Mireille Miller-Young (Feminist Studies, UCSB)

Mireille Miller-Young is Associate Professor of Feminist Studies at UCSB.  The former UC President’s Postdoctoral Fellow researches and teaches about race, gender, and sexuality in US history, popular and film cultures, and the sex industries.  Her groundbreaking book, A Taste for Brown Sugar: Black Women in Pornography (Duke University Press, 2014), was awarded the Sara A. Whaley Prize for Best Book on Women and Labor by the National Women’s Studies Association and the John Hope Franklin Prize for Best Book by the American Studies Association. Serving on the editorial boards of journals like Porn Studies and Signs, as well as book series like Screening Sex (Edinburgh University Press) and Feminist Media Studies (University of Illinois Press), Miller-Young has won prizes for her research and teaching, including UCSB’s Distinguished Teaching Award.

Dr.
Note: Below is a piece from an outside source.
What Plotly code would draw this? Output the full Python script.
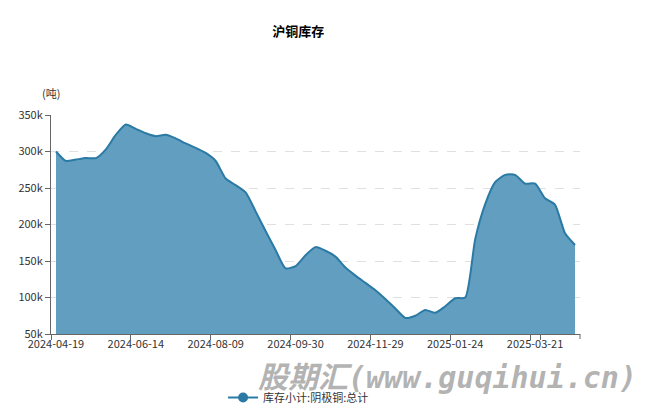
import plotly.graph_objects as go

dates = [
    "2024-04-19", "2024-04-26", "2024-04-30", "2024-05-10", "2024-05-17", "2024-05-24",
    "2024-05-31", "2024-06-07", "2024-06-14", "2024-06-21", "2024-06-28", "2024-07-05",
    "2024-07-12", "2024-07-19", "2024-07-26", "2024-08-02", "2024-08-09", "2024-08-16",
    "2024-08-23", "2024-08-30", "2024-09-06", "2024-09-13", "2024-09-20", "2024-09-27",
    "2024-09-30", "2024-10-11", "2024-10-18", "2024-10-25", "2024-11-01", "2024-11-08",
    "2024-11-15", "2024-11-22", "2024-11-29", "2024-12-06", "2024-12-13", "2024-12-20",
    "2024-12-27", "2025-01-03", "2025-01-10", "2025-01-17", "2025-01-24", "2025-01-27",
    "2025-02-07", "2025-02-14", "2025-02-21", "2025-02-28", "2025-03-07", "2025-03-14",
    "2025-03-21", "2025-03-28", "2025-04-03", "2025-04-11", "2025-04-18",
]

inventory = [
    300000, 287000, 289000, 291000, 291000, 303000, 323000, 337000, 331000, 325000,
    321000, 323000, 318000, 311000, 305000, 298000, 287000, 263000, 254000, 244000,
    218000, 191000, 165000, 140000, 143000, 158000, 169000, 164000, 156000, 141000,
    130000, 120000, 110000, 98000, 85000, 72000, 75000, 83000, 79000, 88000,
    99000, 100000, 180000, 228000, 258000, 268000, 268000, 256000, 256000, 236000,
    227000, 188000, 172000,
]

series_name = "库存小计:阴极铜:总计"
title_text = "沪铜库存"
unit_text = "(吨)"
watermark = "股期汇(www.guqihui.cn)"
tick_labels = dates[::8]

line_color = "#2b7aa5"
fill_color = "#629ebf"
font_family = "Noto Sans CJK SC, Noto Sans, sans-serif"

fig = go.Figure()
fig.add_trace(go.Scatter(
    x=dates, y=inventory, mode="lines",
    line=dict(color=line_color, width=2, shape="spline", smoothing=0.6),
    fill="tozeroy", fillcolor=fill_color,
    showlegend=False, name=series_name,
))
fig.add_trace(go.Scatter(
    x=[None], y=[None], mode="lines+markers", name=series_name,
    line=dict(color=line_color, width=2),
    marker=dict(color=line_color, size=10),
    showlegend=True,
))

fig.update_layout(
    width=657, height=408,
    margin=dict(l=51, r=77, t=115, b=74, autoexpand=False),
    paper_bgcolor="white", plot_bgcolor="white",
    font=dict(family=font_family, size=11, color="#333"),
    title=dict(text=title_text, xref="container", x=0.454, xanchor="center",
               yref="container", y=0.922, yanchor="middle", automargin=False,
               font=dict(family=font_family, size=13, color="#000", weight="bold")),
    legend=dict(orientation="h", x=0.468, xanchor="center", y=-0.29, yanchor="middle",
                font=dict(size=11, color="#333"), itemwidth=30),
    showlegend=True,
)

fig.update_xaxes(
    type="category", range=[-0.5, len(dates) - 0.5],
    tickmode="array", tickvals=tick_labels, ticktext=tick_labels,
    tickson="boundaries", ticks="outside", ticklen=5, tickcolor="#666",
    tickangle=0, automargin=False,
    showline=True, linecolor="#666", linewidth=1,
    showgrid=False, zeroline=False,
    tickfont=dict(size=11, color="#333"),
)
fig.update_yaxes(
    range=[50000, 350000], dtick=50000, tick0=50000, tickformat="~s",
    ticks="outside", ticklen=5, tickcolor="#666", automargin=False,
    showline=True, linecolor="#666", linewidth=1,
    showgrid=True, gridcolor="#e0e0e0", griddash="dash", gridwidth=1,
    zeroline=False, tickfont=dict(size=11, color="#333"),
)

fig.add_shape(type="line", xref="paper", yref="paper", x0=1, x1=1, y0=0, y1=-5/219,
              line=dict(color="#666", width=1))

fig.add_annotation(text=unit_text, xref="paper", yref="paper", x=0.0, y=1.10,
                   xanchor="center", yanchor="middle", showarrow=False,
                   font=dict(size=11, color="#333"))
fig.add_annotation(text="<i><b>" + watermark + "</b></i>", xref="paper", yref="paper",
                   x=0.749, y=-0.197, xanchor="center", yanchor="middle", showarrow=False,
                   font=dict(family="DejaVu Sans Mono, Noto Sans CJK SC", size=30,
                             color="rgba(150,150,150,0.72)"))

fig.write_html("out.html", config={"displayModeBar": False},
               post_script="document.body.style.margin='0';")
Miller-Young has published in numerous anthologies, academic journals, and news outlets including Porn Archives, Queer Sex Work, Ethnopornography, Sexualities, Meridians, GLQ, Colorlines, Ms., The Washington Post, The New York Times, and $pread, a sex worker magazine. A sought-after speaker and expert for news, radio, podcasts, and documentaries, Miller-Young has been featured in NPR’s Marketplace, The Kitchen Table Podcast, HuffPost Live, For Harriet, Cosmopolitan, Glamour, Netflix’s Explained, and the recent hit, Netflix’s History of Swear Words, starring Nicolas Cage.
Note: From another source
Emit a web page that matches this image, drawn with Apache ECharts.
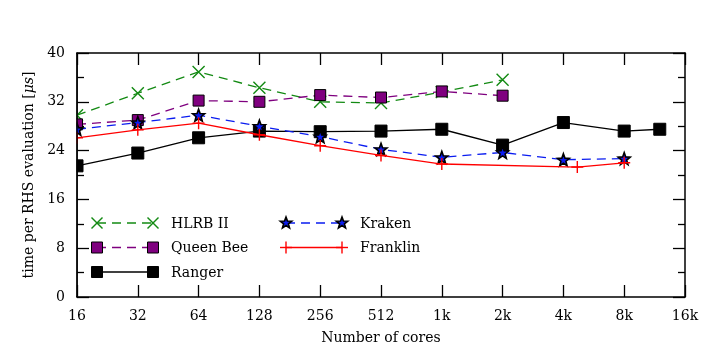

Dr. Miller-Young is an editor of The Feminist Porn Book: The Politics of Producing Pleasure (2013), which has been translated into German and Spanish and was a finalist for the Lambda Literary Award for Best LGBT Anthology, and she is an editor of the volume Black Sexual Economies: Race and Sex in a Culture of Capital (2019).
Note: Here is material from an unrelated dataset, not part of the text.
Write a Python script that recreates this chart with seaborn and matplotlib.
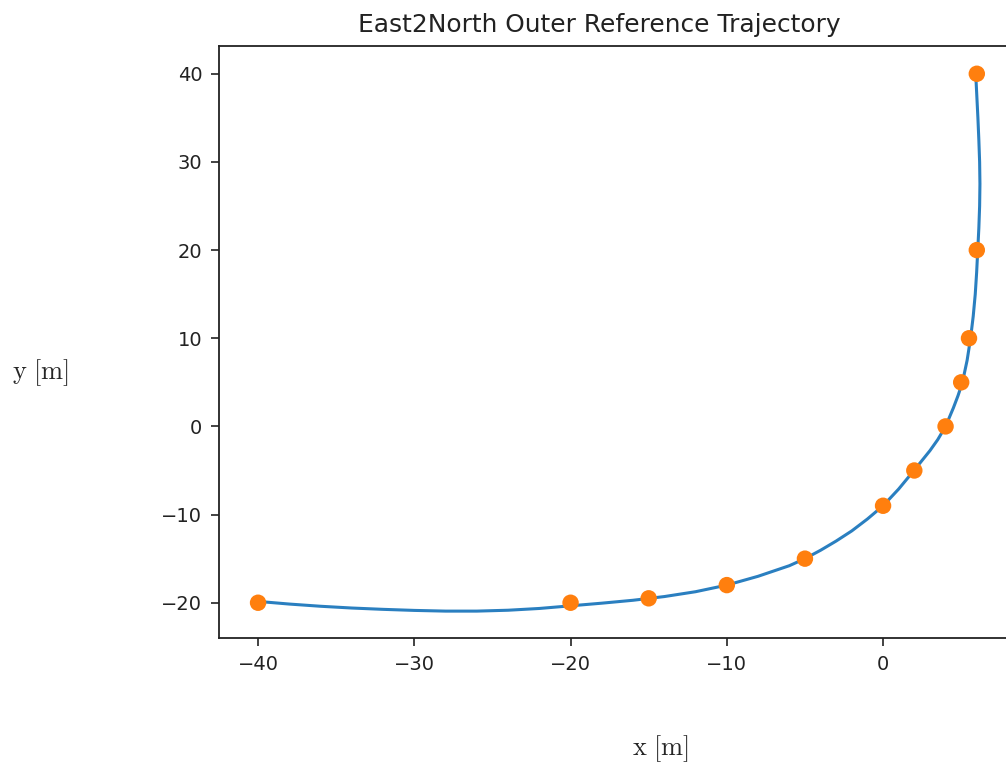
import matplotlib
matplotlib.use("Agg")
import matplotlib.pyplot as plt
import seaborn as sns
import pandas as pd

# Waypoints (orange markers)
wp_x = [-40, -20, -15, -10, -5, 0, 2, 4, 5, 5.5, 6, 6]
wp_y = [-20, -20, -19.5, -18, -15, -9, -5, 0, 5, 10, 20, 40]

# Reference trajectory (blue curve)
traj_x = [-40, -38, -36, -34, -32, -30, -28, -26, -24, -22, -20, -18, -16, -14,
          -12, -10, -8, -6, -5, -4, -3, -2, -1, 0, 1, 2, 3, 3.5, 4, 4.5, 4.8, 5.08,
          5.38, 5.6, 5.77, 5.9, 5.99, 6.06, 6.13, 6.18, 6.2, 6.18, 6.13, 6.07,
          6.0, 5.93]
traj_y = [-19.85, -20.15, -20.4, -20.6, -20.75, -20.87, -20.95, -20.95, -20.85,
          -20.65, -20.35, -20.05, -19.72, -19.3, -18.75, -18.0, -17.0, -15.8,
          -15.0, -14.05, -13.0, -11.85, -10.5, -9.0, -7.1, -4.95, -2.75, -1.5, 0,
          2.1, 3.5, 5.0, 7.5, 10, 12.5, 15, 17.5, 20, 22.5, 25, 27.5, 30, 32.5,
          35, 37.5, 40]

title = "East2North Outer Reference Trajectory"
xlabel = r"$\mathrm{x\ [m]}$"
ylabel = r"$\mathrm{y\ [m]}$"

sns.set_theme(style="ticks")
plt.rcParams["font.family"] = ["DejaVu Sans"]
plt.rcParams["mathtext.fontset"] = "cm"

traj = pd.DataFrame({"x": traj_x, "y": traj_y})
wps = pd.DataFrame({"x": wp_x, "y": wp_y})

fig = plt.figure(figsize=(10.06, 7.67), dpi=100)
ax = fig.add_axes([219 / 1006, 129 / 767, (1020 - 219) / 1006, (638 - 46) / 767])

sns.lineplot(data=traj, x="x", y="y", sort=False, estimator=None, ax=ax,
             color="#2a7fc0", linewidth=2.2, zorder=2)
sns.scatterplot(data=wps, x="x", y="y", ax=ax, color="#ff7f0e", s=140,
                edgecolor="none", zorder=3)

# keep the data scale of the reference (0 at 883 px, 15.625 px per metre)
ax.set_xlim(-42.5, -42.5 + (1020 - 219) / 15.625)
ax.set_ylim(-24.0, 43.15)
ax.set_xticks([-40, -30, -20, -10, 0])
ax.set_yticks([-20, -10, 0, 10, 20, 30, 40])
ax.set_xlabel("")
ax.set_ylabel("")
ax.tick_params(labelsize=14, length=6, width=1.2, pad=6, colors="#222222")
for sp in ax.spines.values():
    sp.set_color("#222222")
    sp.set_linewidth(1.3)
ax.set_title(title, fontsize=17.9, x=(599 - 219) / (1020 - 219), pad=10, color="#222222")

fig.text(661 / 1006, 1 - 749 / 767, xlabel, ha="center", va="center", fontsize=19)
fig.text(41 / 1006, 1 - 373 / 767, ylabel, ha="center", va="center", fontsize=19)

fig.savefig("out.png", dpi=100)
This event is sponsored by the Carsey-Wolf Center.

CWC Global

Media are global by nature; they express culture just as much as they transcend borders. The CWC Global series is dedicated to showcasing media from around the world. This series features screenings and events that place UCSB in conversation with international media makers and global contexts across our deeply connected world.